Around 6,500 spectators attended HDI Arena to witness the debut of former Schalke coach and new Hannover 96 manager André Breitenreiter. Russian cyclist Evgeny Shalunov and teammate Dmitry Kozonchuk of cycling club GAZPROM-Rusvelo rode into HDI Arena before kick-off in what would be their first introduction to German sports fans.


“The match was a true sporting challenge for our team, but from a civic perspective allowed us to help the youth of Hanover to play football on amateur fields – and our thanks go to Schalke and GAZPROM for making that happen”, said Hannover 96 president Martin Kind.


Behind the scenes at HDI Arena, GAZPROM held an energy meeting prior to the benefit match with renowned experts from business, academia, and media. With energy journalist Heiko Lohmann moderating, those in attendance discussed the current challenges posted by the energy transition and the Climate Action Programme 2020.


“So far, we have had an electricity transition instead of an energy transition”, said Professor Georg Erdmann of the German federal government’s expert commission on monitoring Germany’s energy transition. Only in electricity, heat, and final energy generated by renewables are the targets set likely to be met by 2020. In particular, greenhouse gas emissions will require additional action to be taken. The expert commission suggests that the German federal government help German meet its targets by purchasing and revoking emissions rights. “Doing so would reduce permissible emissions levels in Europe”, said Erdmann.

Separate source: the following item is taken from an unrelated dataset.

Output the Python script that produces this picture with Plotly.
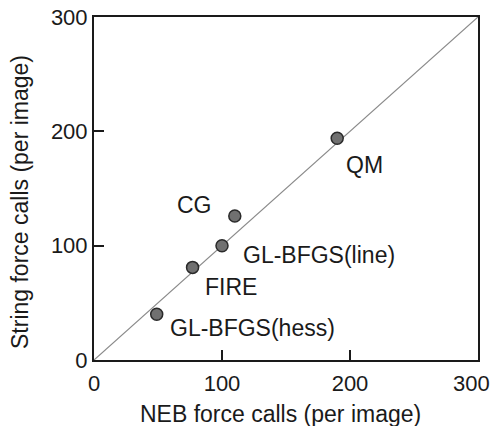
import plotly.graph_objects as go

methods = ["QM", "CG", "GL-BFGS(line)", "FIRE", "GL-BFGS(hess)"]
neb_calls = [190, 110, 100, 77, 49]
string_calls = [194, 126, 100, 81, 40]
diag = [0, 300]
ticks = [0, 100, 200, 300]
tick_labels = ["0", "100", "200", "300"]
x_title = "NEB force calls (per image)"
y_title = "String force calls (per image)"

# label placement (pixel offsets from points)
label_dx = [7, -21, 19, 10, 11]
label_dy = [-27, 11, -9, -20, -14]
label_anchor = ["left", "right", "left", "left", "left"]

FONT = "Liberation Sans, Arial, Helvetica, sans-serif"
INK = "#1a1a1a"
L, R, T, B = 94, 478, 17, 360  # plot box in pixels

fig = go.Figure()
fig.add_trace(go.Scatter(x=diag, y=diag, mode="lines",
                         line=dict(color="#8a8a8a", width=1.2),
                         hoverinfo="skip", showlegend=False))
fig.add_trace(go.Scatter(x=neb_calls, y=string_calls, mode="markers",
                         marker=dict(size=12, color="#707070",
                                     line=dict(color="#2a2a2a", width=1.5)),
                         showlegend=False))
for m, x, y, dx, dy, a in zip(methods, neb_calls, string_calls, label_dx, label_dy, label_anchor):
    fig.add_annotation(x=x, y=y, text=m, showarrow=False, xanchor=a, yanchor="middle",
                       xshift=dx, yshift=dy,
                       font=dict(family=FONT, size=23, color=INK))

# last x tick label pulled inside the page edge
fig.add_annotation(x=ticks[-1], xref="x", y=-(383 - B) / (B - T), yref="paper",
                   text=tick_labels[-1], showarrow=False, xanchor="right", yanchor="middle",
                   xshift=14, font=dict(family=FONT, size=22, color=INK))

# axis titles
fig.add_annotation(x=(280 - L) / (R - L), xref="paper", y=-(414 - B) / (B - T), yref="paper",
                   text=x_title, showarrow=False, xanchor="center", yanchor="middle",
                   font=dict(family=FONT, size=23, color=INK))
fig.add_annotation(x=-(L - 20) / (R - L), xref="paper", y=(B - 202) / (B - T), yref="paper",
                   text=y_title, textangle=-90,
                   showarrow=False, xanchor="center", yanchor="middle",
                   font=dict(family=FONT, size=23, color=INK))

axis_common = dict(range=[0, 300], tickvals=ticks, ticks="inside", ticklen=10, tickwidth=2,
                   tickcolor=INK, showline=True, linecolor=INK, linewidth=2,
                   mirror=True, showgrid=False, zeroline=False, automargin=False,
                   tickfont=dict(family=FONT, size=22, color=INK))
fig.update_xaxes(**axis_common, ticktext=tick_labels[:-1] + [""], ticklabelstandoff=3)
fig.update_yaxes(**axis_common, ticktext=tick_labels, ticklabeloverflow="allow")
fig.update_layout(width=492, height=426, margin=dict(l=L, r=492 - R, t=T, b=426 - B),
                  paper_bgcolor="white", plot_bgcolor="white")
fig.write_html("out.html")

Dr Christoph Müser from Baringa Partners, a management consultancy, spoke on the potential offered by digitalization. Innovation is the key driver of Germany’s energy transition, he said. “Accurately forecasting the demand, production, and storage of energy will play an increasingly important role in the future, and there is significant room for improving that analysis using digital means”, said Müser.


Dr Susanna Zapreva, chairwoman of municipal utility Stadtwerke Hannover AG, criticized that the energy transition was being driven by special interests and called for a more holistic approach. “I sometimes get the feeling that in Germany, whoever has the best lobbyists wins”, said Zapreva, who came to Hanover almost a year ago from Vienna’s municipal utility. With this in mind, the energy transition needs a broader concept that traverses specific energy carriers so as to harness the potential of existing infrastructure, she said.


The three experts agreed that Germany’s energy transition should not be left to its states, but rather treated as an international effort – and that policymakers should place increased focus on natural gas. Germany has extensive, reliable gas infrastructure throughout Germany that could be used to store and transport regenerative electricity and natural gas (biogas). In the case of the former, power-to-gas technology is used to convert renewable electricity to methane, store it, and make it transportable.